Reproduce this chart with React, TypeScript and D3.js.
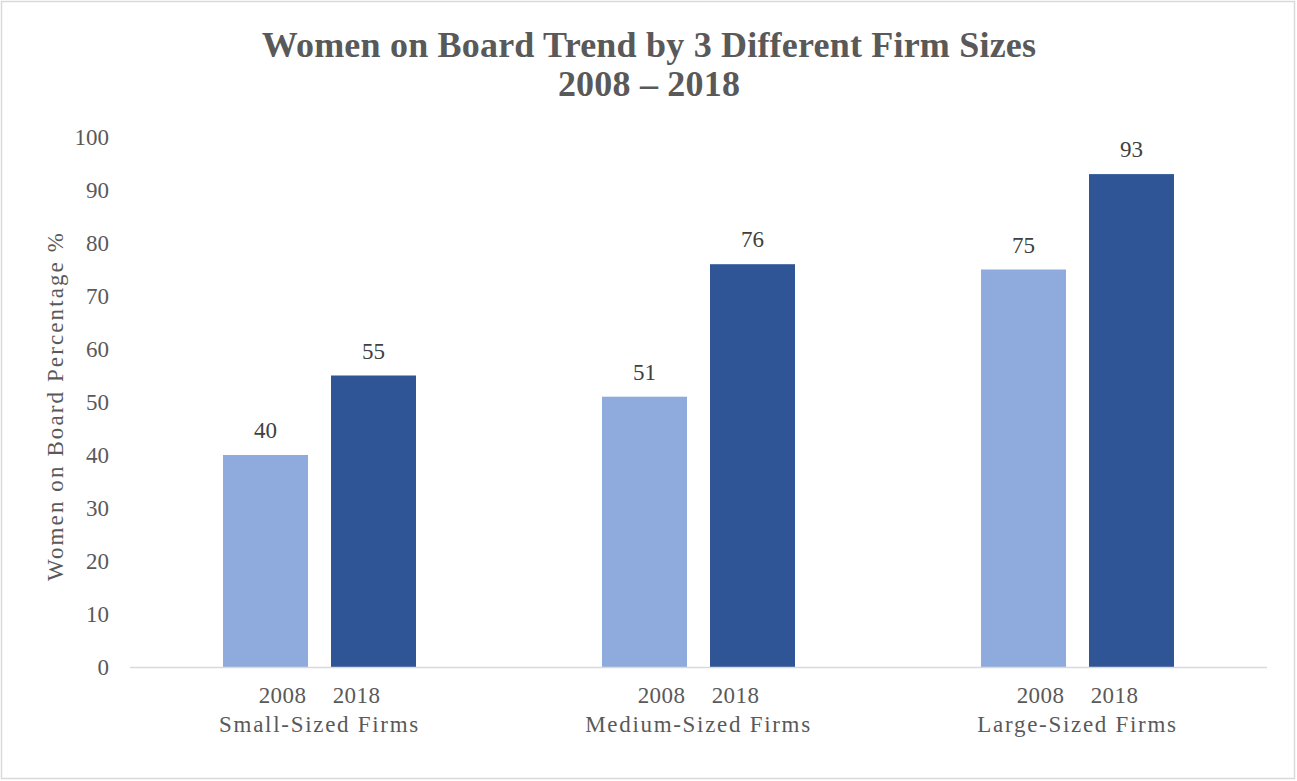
import React from "react";
import * as d3 from "d3";

const categories = ["Small-Sized Firms", "Medium-Sized Firms", "Large-Sized Firms"];
const years = ["2008", "2018"];
const values2008 = [40, 51, 75];
const values2018 = [55, 76, 93];
const yTicks = [0, 10, 20, 30, 40, 50, 60, 70, 80, 90, 100];
const titleLines = ["Women on Board Trend by 3 Different Firm Sizes", "2008 \u2013 2018"];
const yAxisTitle = "Women on Board Percentage %";

const W = 1297;
const H = 781;
const FONT = "'Liberation Serif', 'Times New Roman', serif";
const COLORS: Record<string, string> = { "2008": "#8FAADC", "2018": "#2F5597" };

export default function App() {
  const left = 130;
  const right = 1267;
  const top = 137;
  const bottom = 667;

  const x0 = d3.scaleBand<string>().domain(categories).range([left, right]).padding(0);
  const x1 = d3.scaleBand<string>().domain(years).range([93, 286]).paddingInner(0.213).paddingOuter(0);
  const y = d3.scaleLinear().domain([0, 100]).range([bottom, top]);

  const series: Record<string, number[]> = { "2008": values2008, "2018": values2018 };

  return (
    <svg width={W} height={H} style={{ position: "absolute", left: 0, top: 0, background: "#fff" }} fontFamily={FONT}>
      <rect x={1.5} y={1.5} width={W - 4} height={H - 4} fill="#fff" stroke="#D9D9D9" strokeWidth={1.5} />
      {titleLines.map((t, i) => (
        <text key={t} x={649} y={57 + i * 39} textAnchor="middle" fontSize={36} fontWeight="bold" fill="#595959" letterSpacing={0.2}>
          {t}
        </text>
      ))}
      {yTicks.map((t) => (
        <text key={t} x={109} y={y(t)} dy="0.35em" textAnchor="end" fontSize={23} fill="#595959">
          {t}
        </text>
      ))}
      <text transform={`translate(63,${(top + bottom) / 2 + 4}) rotate(-90)`} textAnchor="middle" fontSize={23} fill="#595959" letterSpacing={2.1}>
        {yAxisTitle}
      </text>
      {categories.map((c, ci) => (
        <g key={c} transform={`translate(${x0(c)},0)`}>
          {years.map((yr) => {
            const v = series[yr][ci];
            const bx = x1(yr)!;
            return (
              <g key={yr}>
                <rect x={bx} y={y(v)} width={x1.bandwidth()} height={y(0) - y(v)} fill={COLORS[yr]} />
                <text x={bx + x1.bandwidth() / 2} y={y(v) - 17} textAnchor="middle" fontSize={23} fill="#404040">
                  {v}
                </text>
              </g>
            );
          })}
          {years.map((yr, i) => (
            <text key={yr} x={x0.bandwidth() / 2 + (i === 0 ? -37 : 37)} y={703} textAnchor="middle" fontSize={23} fill="#595959" letterSpacing={0.4}>
              {yr}
            </text>
          ))}
          <text x={x0.bandwidth() / 2} y={732} textAnchor="middle" fontSize={23} fill="#595959" letterSpacing={1.7}>
            {c}
          </text>
        </g>
      ))}
      <line x1={left} x2={right} y1={bottom + 0.5} y2={bottom + 0.5} stroke="#D9D9D9" strokeWidth={1.5} />
    </svg>
  );
}
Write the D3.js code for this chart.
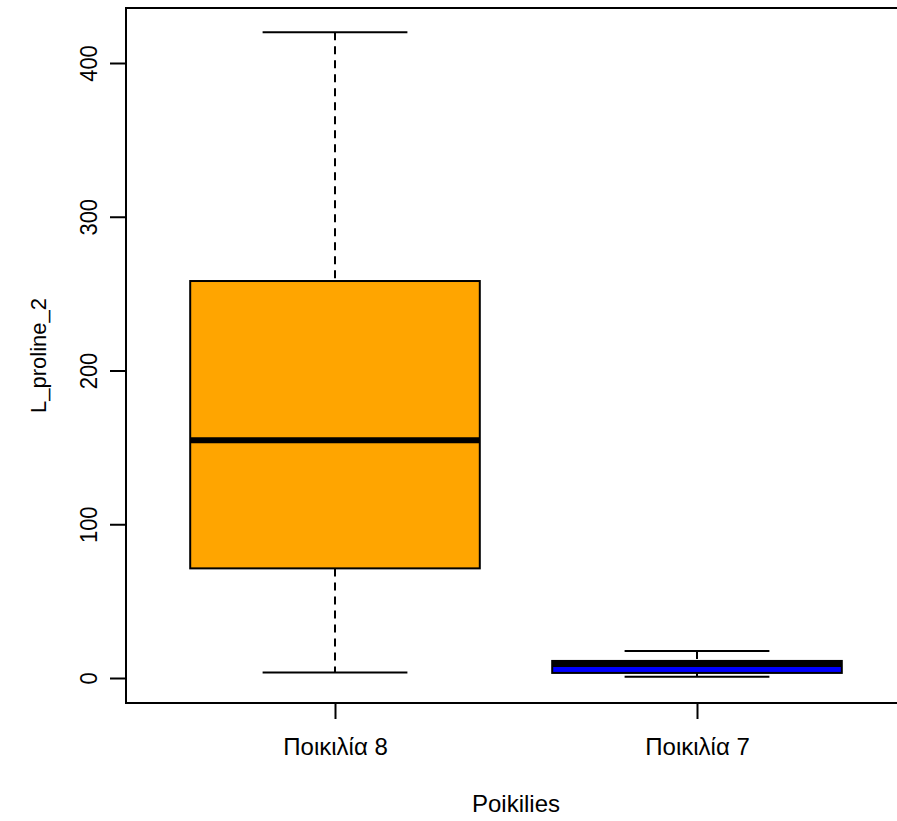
<!DOCTYPE html>
<html>
<head>
<meta charset="utf-8">
<script src="https://cdn.jsdelivr.net/npm/d3@7"></script>
<style>
  html, body { margin: 0; padding: 0; background: #fff; }
  svg { display: block; }
  text { font-family: "Liberation Sans", Arial, sans-serif; fill: #000; }
</style>
</head>
<body>
<div id="chart"></div>
<script>
// ---- data ----
const categories = ["Ποικιλία 8", "Ποικιλία 7"];
const whiskerLow  = [3.5, 0.85];
const q1          = [71.3, 3.3];
const median      = [154.6, 9.1];
const q3          = [258.2, 11.1];
const whiskerHigh = [420, 17.6];
const fills       = ["#FFA500", "#0000FF"];
const yTicks      = [0, 100, 200, 300, 400];
const xLabel = "Poikilies";
const yLabel = "L_proline_2";

// ---- layout ----
const W = 897, H = 821;
const frame = { left: 126, right: 907, top: 8, bottom: 703 };

const svg = d3.select("#chart").append("svg")
  .attr("width", W).attr("height", H);

const x = d3.scaleLinear().domain([1, 2]).range([335, 697]);
const y = d3.scaleLinear().domain([0, 400]).range([678, 63]);
const boxwex = 0.8;
const halfBox = (x(2) - x(1)) * boxwex / 2;
const halfCap = halfBox / 2;

const data = categories.map((c, i) => ({
  c, i: i + 1,
  lo: whiskerLow[i], q1: q1[i], med: median[i], q3: q3[i], hi: whiskerHigh[i], fill: fills[i]
}));

const g = svg.append("g");

data.forEach(d => {
  const cx = x(d.i);
  g.append("line").attr("x1", cx).attr("x2", cx)
    .attr("y1", y(d.hi)).attr("y2", y(d.q3))
    .attr("stroke", "#000").attr("stroke-width", 2).attr("stroke-dasharray", "8,6");
  g.append("line").attr("x1", cx).attr("x2", cx)
    .attr("y1", y(d.q1)).attr("y2", y(d.lo))
    .attr("stroke", "#000").attr("stroke-width", 2).attr("stroke-dasharray", "8,6");
  [d.hi, d.lo].forEach(v => {
    g.append("line").attr("x1", cx - halfCap).attr("x2", cx + halfCap)
      .attr("y1", y(v)).attr("y2", y(v))
      .attr("stroke", "#000").attr("stroke-width", 2);
  });
  g.append("rect")
    .attr("x", cx - halfBox).attr("width", 2 * halfBox)
    .attr("y", y(d.q3)).attr("height", y(d.q1) - y(d.q3))
    .attr("fill", d.fill).attr("stroke", "#000").attr("stroke-width", 2);
  g.append("line").attr("x1", cx - halfBox).attr("x2", cx + halfBox)
    .attr("y1", y(d.med)).attr("y2", y(d.med))
    .attr("stroke", "#000").attr("stroke-width", 6);
});

svg.append("rect")
  .attr("x", frame.left).attr("y", frame.top)
  .attr("width", frame.right - frame.left).attr("height", frame.bottom - frame.top)
  .attr("fill", "none").attr("stroke", "#000").attr("stroke-width", 2);

const yAxis = svg.append("g")
  .attr("transform", `translate(${frame.left},0)`)
  .call(d3.axisLeft(y).tickValues(yTicks).tickSize(16).tickPadding(0).tickFormat(d3.format("d")));
yAxis.select(".domain").remove();
yAxis.selectAll(".tick line").attr("stroke", "#000").attr("stroke-width", 2);
yAxis.selectAll(".tick text")
  .attr("x", null).attr("dy", null)
  .attr("transform", "translate(-29,0) rotate(-90) scale(1,1.1)")
  .attr("text-anchor", "middle")
  .style("font-size", "22px");

const xAxis = svg.append("g")
  .attr("transform", `translate(0,${frame.bottom})`)
  .call(d3.axisBottom(x).tickValues([1, 2]).tickSize(16).tickPadding(0)
    .tickFormat(v => categories[v - 1]));
xAxis.select(".domain").remove();
xAxis.selectAll(".tick line").attr("stroke", "#000").attr("stroke-width", 2);
xAxis.selectAll(".tick text")
  .attr("y", 52).attr("dy", null)
  .style("font-size", "24px");

svg.append("text")
  .attr("x", (x(1) + x(2)) / 2).attr("y", 812)
  .attr("text-anchor", "middle")
  .style("font-size", "24px")
  .text(xLabel);

svg.append("text")
  .attr("transform", `translate(46,${(frame.top + frame.bottom) / 2}) rotate(-90)`)
  .attr("text-anchor", "middle")
  .style("font-size", "22px")
  .text(yLabel);
</script>
</body>
</html>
- - -
Retype the data above exactly; pictures are not part of the copy.

◆ **RESULT OF THE TASK**
Reproduce this chart with React, TypeScript and D3.js.
import React from "react";
import * as d3 from "d3";

const categories = ["Small-Sized Firms", "Medium-Sized Firms", "Large-Sized Firms"];
const years = ["2008", "2018"];
const values2008 = [40, 51, 75];
const values2018 = [55, 76, 93];
const yTicks = [0, 10, 20, 30, 40, 50, 60, 70, 80, 90, 100];
const titleLines = ["Women on Board Trend by 3 Different Firm Sizes", "2008 \u2013 2018"];
const yAxisTitle = "Women on Board Percentage %";

const W = 1297;
const H = 781;
const FONT = "'Liberation Serif', 'Times New Roman', serif";
const COLORS: Record<string, string> = { "2008": "#8FAADC", "2018": "#2F5597" };

export default function App() {
  const left = 130;
  const right = 1267;
  const top = 137;
  const bottom = 667;

  const x0 = d3.scaleBand<string>().domain(categories).range([left, right]).padding(0);
  const x1 = d3.scaleBand<string>().domain(years).range([93, 286]).paddingInner(0.213).paddingOuter(0);
  const y = d3.scaleLinear().domain([0, 100]).range([bottom, top]);

  const series: Record<string, number[]> = { "2008": values2008, "2018": values2018 };

  return (
    <svg width={W} height={H} style={{ position: "absolute", left: 0, top: 0, background: "#fff" }} fontFamily={FONT}>
      <rect x={1.5} y={1.5} width={W - 4} height={H - 4} fill="#fff" stroke="#D9D9D9" strokeWidth={1.5} />
      {titleLines.map((t, i) => (
        <text key={t} x={649} y={57 + i * 39} textAnchor="middle" fontSize={36} fontWeight="bold" fill="#595959" letterSpacing={0.2}>
          {t}
        </text>
      ))}
      {yTicks.map((t) => (
        <text key={t} x={109} y={y(t)} dy="0.35em" textAnchor="end" fontSize={23} fill="#595959">
          {t}
        </text>
      ))}
      <text transform={`translate(63,${(top + bottom) / 2 + 4}) rotate(-90)`} textAnchor="middle" fontSize={23} fill="#595959" letterSpacing={2.1}>
        {yAxisTitle}
      </text>
      {categories.map((c, ci) => (
        <g key={c} transform={`translate(${x0(c)},0)`}>
          {years.map((yr) => {
            const v = series[yr][ci];
            const bx = x1(yr)!;
            return (
              <g key={yr}>
                <rect x={bx} y={y(v)} width={x1.bandwidth()} height={y(0) - y(v)} fill={COLORS[yr]} />
                <text x={bx + x1.bandwidth() / 2} y={y(v) - 17} textAnchor="middle" fontSize={23} fill="#404040">
                  {v}
                </text>
              </g>
            );
          })}
          {years.map((yr, i) => (
            <text key={yr} x={x0.bandwidth() / 2 + (i === 0 ? -37 : 37)} y={703} textAnchor="middle" fontSize={23} fill="#595959" letterSpacing={0.4}>
              {yr}
            </text>
          ))}
          <text x={x0.bandwidth() / 2} y={732} textAnchor="middle" fontSize={23} fill="#595959" letterSpacing={1.7}>
            {c}
          </text>
        </g>
      ))}
      <line x1={left} x2={right} y1={bottom + 0.5} y2={bottom + 0.5} stroke="#D9D9D9" strokeWidth={1.5} />
    </svg>
  );
}
Write the D3.js code for this chart.
<!DOCTYPE html>
<html>
<head>
<meta charset="utf-8">
<script src="https://cdn.jsdelivr.net/npm/d3@7"></script>
<style>
  html, body { margin: 0; padding: 0; background: #fff; }
  svg { display: block; }
  text { font-family: "Liberation Sans", Arial, sans-serif; fill: #000; }
</style>
</head>
<body>
<div id="chart"></div>
<script>
// ---- data ----
const categories = ["Ποικιλία 8", "Ποικιλία 7"];
const whiskerLow  = [3.5, 0.85];
const q1          = [71.3, 3.3];
const median      = [154.6, 9.1];
const q3          = [258.2, 11.1];
const whiskerHigh = [420, 17.6];
const fills       = ["#FFA500", "#0000FF"];
const yTicks      = [0, 100, 200, 300, 400];
const xLabel = "Poikilies";
const yLabel = "L_proline_2";

// ---- layout ----
const W = 897, H = 821;
const frame = { left: 126, right: 907, top: 8, bottom: 703 };

const svg = d3.select("#chart").append("svg")
  .attr("width", W).attr("height", H);

const x = d3.scaleLinear().domain([1, 2]).range([335, 697]);
const y = d3.scaleLinear().domain([0, 400]).range([678, 63]);
const boxwex = 0.8;
const halfBox = (x(2) - x(1)) * boxwex / 2;
const halfCap = halfBox / 2;

const data = categories.map((c, i) => ({
  c, i: i + 1,
  lo: whiskerLow[i], q1: q1[i], med: median[i], q3: q3[i], hi: whiskerHigh[i], fill: fills[i]
}));

const g = svg.append("g");

data.forEach(d => {
  const cx = x(d.i);
  g.append("line").attr("x1", cx).attr("x2", cx)
    .attr("y1", y(d.hi)).attr("y2", y(d.q3))
    .attr("stroke", "#000").attr("stroke-width", 2).attr("stroke-dasharray", "8,6");
  g.append("line").attr("x1", cx).attr("x2", cx)
    .attr("y1", y(d.q1)).attr("y2", y(d.lo))
    .attr("stroke", "#000").attr("stroke-width", 2).attr("stroke-dasharray", "8,6");
  [d.hi, d.lo].forEach(v => {
    g.append("line").attr("x1", cx - halfCap).attr("x2", cx + halfCap)
      .attr("y1", y(v)).attr("y2", y(v))
      .attr("stroke", "#000").attr("stroke-width", 2);
  });
  g.append("rect")
    .attr("x", cx - halfBox).attr("width", 2 * halfBox)
    .attr("y", y(d.q3)).attr("height", y(d.q1) - y(d.q3))
    .attr("fill", d.fill).attr("stroke", "#000").attr("stroke-width", 2);
  g.append("line").attr("x1", cx - halfBox).attr("x2", cx + halfBox)
    .attr("y1", y(d.med)).attr("y2", y(d.med))
    .attr("stroke", "#000").attr("stroke-width", 6);
});

svg.append("rect")
  .attr("x", frame.left).attr("y", frame.top)
  .attr("width", frame.right - frame.left).attr("height", frame.bottom - frame.top)
  .attr("fill", "none").attr("stroke", "#000").attr("stroke-width", 2);

const yAxis = svg.append("g")
  .attr("transform", `translate(${frame.left},0)`)
  .call(d3.axisLeft(y).tickValues(yTicks).tickSize(16).tickPadding(0).tickFormat(d3.format("d")));
yAxis.select(".domain").remove();
yAxis.selectAll(".tick line").attr("stroke", "#000").attr("stroke-width", 2);
yAxis.selectAll(".tick text")
  .attr("x", null).attr("dy", null)
  .attr("transform", "translate(-29,0) rotate(-90) scale(1,1.1)")
  .attr("text-anchor", "middle")
  .style("font-size", "22px");

const xAxis = svg.append("g")
  .attr("transform", `translate(0,${frame.bottom})`)
  .call(d3.axisBottom(x).tickValues([1, 2]).tickSize(16).tickPadding(0)
    .tickFormat(v => categories[v - 1]));
xAxis.select(".domain").remove();
xAxis.selectAll(".tick line").attr("stroke", "#000").attr("stroke-width", 2);
xAxis.selectAll(".tick text")
  .attr("y", 52).attr("dy", null)
  .style("font-size", "24px");

svg.append("text")
  .attr("x", (x(1) + x(2)) / 2).attr("y", 812)
  .attr("text-anchor", "middle")
  .style("font-size", "24px")
  .text(xLabel);

svg.append("text")
  .attr("transform", `translate(46,${(frame.top + frame.bottom) / 2}) rotate(-90)`)
  .attr("text-anchor", "middle")
  .style("font-size", "22px")
  .text(yLabel);
</script>
</body>
</html>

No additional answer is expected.